30 March 2012

Milestones

Last weekend marked another milestone (pun intended) in my saga of minimalist running. I completed my fourth half-marathon (@13.1 miles) in the last two years: the Publix Georgia Half Marathon. It's the third time I've run this race, and this time was faster than either of the previous two. Gettin' older but gettin' faster, yo!

Here I am (dark green shirt, white hat, shades), head held high, approaching the finish line, and I'm nowhere near last!


You'll notice I'm wearing my Vibram Five Fingers again. And compression sleeves on my calves (about which more infra).


This weekend also marks another significant milestone. Beginning in December '09, several months after I began running again (after an absence of some quarter century), I started keeping a scrupulous mileage log. The week before the Publix, I crossed the 1,000 mile mark! Most of those miles were in one of my pairs of Vibrams, but over 200 were straight-up barefoot. In that time, I've run 29 races (5Ks, 10Ks, and half-marathons mostly, but some trail runs as well).


Two significant failures to report: I tdid not finish an 11-mile trail run in February '10 when my legs froze up—macho idiot! I wore shorts, and the temperature dropped as the race wore on, down to the low 20s. I could only run ~9 miles that day into the teeth of a north wind coming off Lake Allatoona. Had to walk out the rest. This summer, I trained for the Atlanta Marathon which took place in October. I got my LSD runs (Long, Slow, Distance, that is) up to about 15-16 miles in August (Heat! Hills! Humidity! that's our motto here in the ATL), but my Achilles tendons got so sore I had to stop training. I did not even run the race.


Since then, I've learned it wasn't Achilles tendinitis. Whew! It had to do with these mysterious things called Trigger Points in my calves. The notion of referred myofascial pain caught me off guard. I learned how to massage the proper trigger points mid-calf (with "The Stick" among other things), and the faux Achilles pain went away. No Achilles issues in Sunday's half-Mary. I wore the compression sleeves because the trigger point on one of my calves was really sore. It didn't hurt a bit after the race. I even ran a fast 5K the next weekend (finishing 2nd in my age group [by 30 seconds]). I can't recommend the Trigger Point massage book enough if you have any sort of vague muscle pain.



For the record, I plan to train for and run a full marathon—maybe this fall. At the Expo/packet pick-up before the Publix, I met a group of folks dedicated to running a marathon in each of the 50 states. Now, there's an idea! The seed, I'm afraid, has been planted.

3 comments:

ifthethunderdontgetya™³²®© said...

Good job!

I used to run, too.
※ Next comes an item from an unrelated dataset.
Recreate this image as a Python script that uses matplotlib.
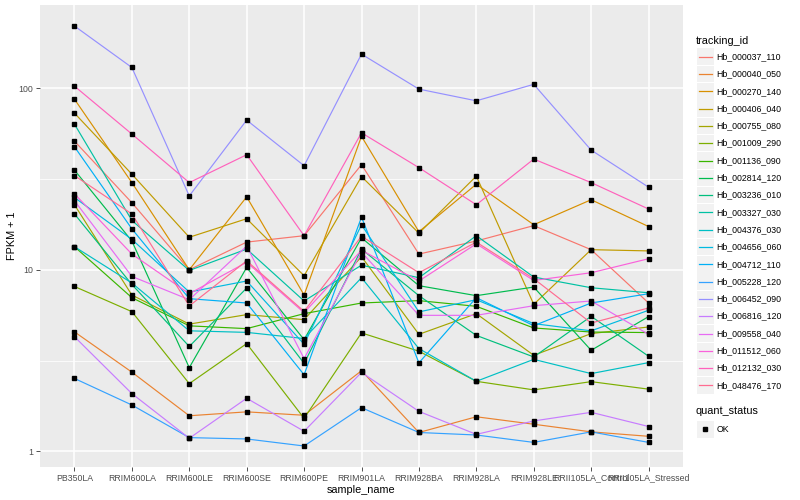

Was on my H.S. Cross Country team, and ran for fun as late as 2000-2005 when I still lived in NYC.

Somehow moving to Ohio changed all that, (along with me waist size). I guess I should think about getting back to it, although foot pains might stop me. (I could still do treadmill, though.)
~

Jim H. said...

@if: I used to run the Reservoir in CP until work and kids took all my time and energy. We might've crossed paths in NYC. I was there from '85 to 2000.

I hate the dreadmill. Look into that whole trigger point thing if you think you have plantar fasciitis.

Randal Graves said...

I think I'm going to vicariously get in shape through you.